Wednesday 27 November 2019

THEATRE REVIEW: Passionate Machine - The Edge Theatre, Chorlton, Manchester.


This was not your typical touring one-woman show. “Passionate Machine”, created and performed by Rosy Carrick, mixed single mother autobiography with quantum physics, Russian philosophy with loud and cheesy dance music, and references to almost every Hollywood time travel film of the last fifty years. Funky, comedic and mind-blowingly cerebral all at once, tonight’s performance occupied its place in the space-time continuum at the Edge Theatre, Manchester.

The sparse set contained just a multi-media screen upstage, and a metal table of books and props downstage right. Carrick wandered around a little, and entertainingly interacted with her multi-media, but primarily this was a flow of spoken words and ideas and adventure in the mind’s eye. And the audience lapped up every moment of it, travelling with her to whatever flight of fancy she wanted to bring up.

The very twisted and convoluted plot began with Carrick’s own childhood habit of writing notes to her short-term future self – “Remember PE kit” – expanding out to writing notes to her longer-term future self….. and then her future self wrote a note back. From 1920's Russia. A plot device nicked straight out of “Back To The Future III” (this reviewer likes Hollywood time travel films too…..) had a modern Russian man handing to Carrick’s character an antiquated letter addressed to her, explaining that her future self had built a time machine, gone back to 1927 to obsess over her passion for the real-life Russian poet and playwright Vladimir Mayakovsky who was alive at that time, and was now stuck in the past. The letter contained a lot of technical information and a drawing of the part of the time machine that needed fixing. Please could Carrick sort it out, and rescue her.

As Carrick’s character was an arty bohemian in Brighton, raising a teenage daughter, getting massively drunk regularly, and admiring Arnold Schwarzenegger’s abs whenever possible, this was a very big ask. In one of the best scenes, she spent a lot of time writing and re-writing an advertisement on Gumtree for a “mad scientist”-type who could help her. How else would she find such a person? After a deluge of incredulous messages from non-scientist readers – email being the modern written note - a sober and anonymous scientific-sounding person did get in touch. And I’ll let the story rest there.

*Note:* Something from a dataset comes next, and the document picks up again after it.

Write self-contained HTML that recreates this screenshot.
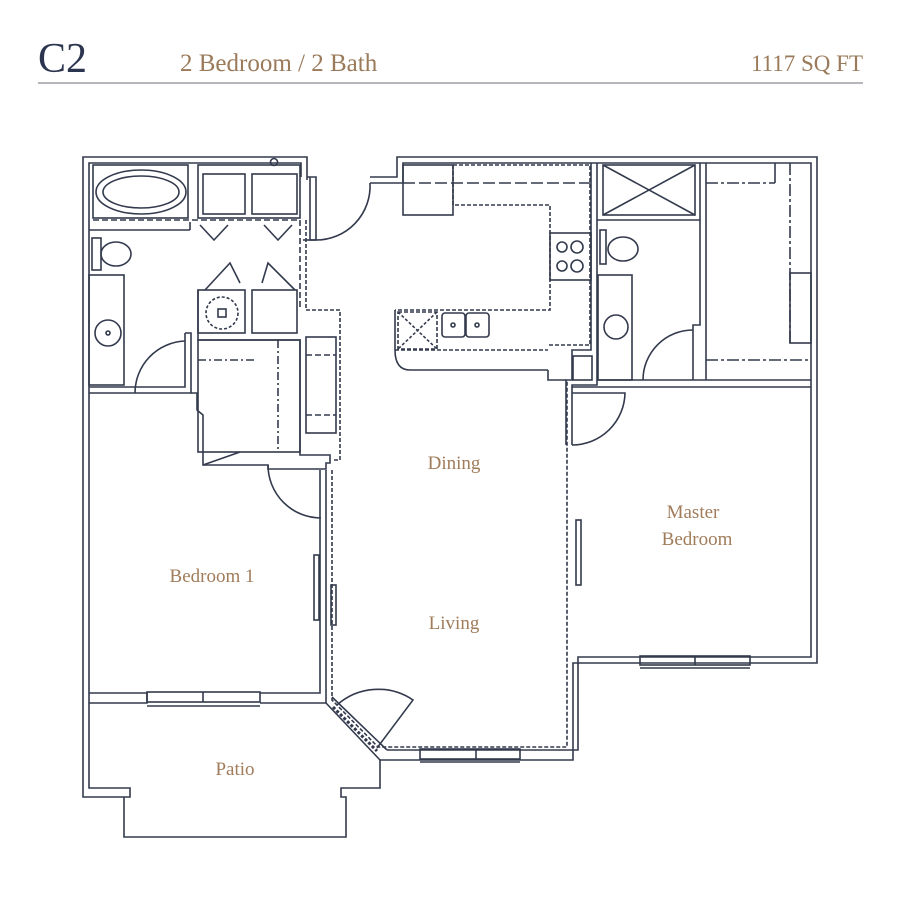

At the curtain call, an exuberant Carrick said that everything in the play (apart from the time travel) was absolutely true and from her own life, and we could look at her props. I immediately was turning over the books on the props table, pages of which had appeared on the multi-media screen during the performance as part of the script. She does have an edition of a book by Yelena Mayakovskaya (Mayakovsky’s daughter), with a handwritten dedication to Carrick and a comment that she’s an “old soul.” In the anthology of Mayakovsky’s plays, there is a passage in “The Bathhouse” describing a time machine and referring to HG Wells, and the Phosphorescent Woman is a time traveller from the 21st century (presented in “Passionate Machine” as Carrick’s stranded future self.) Clever, clever, clever.

This is Rosy Carrick’s first theatrical production, and I dearly hope that she does more.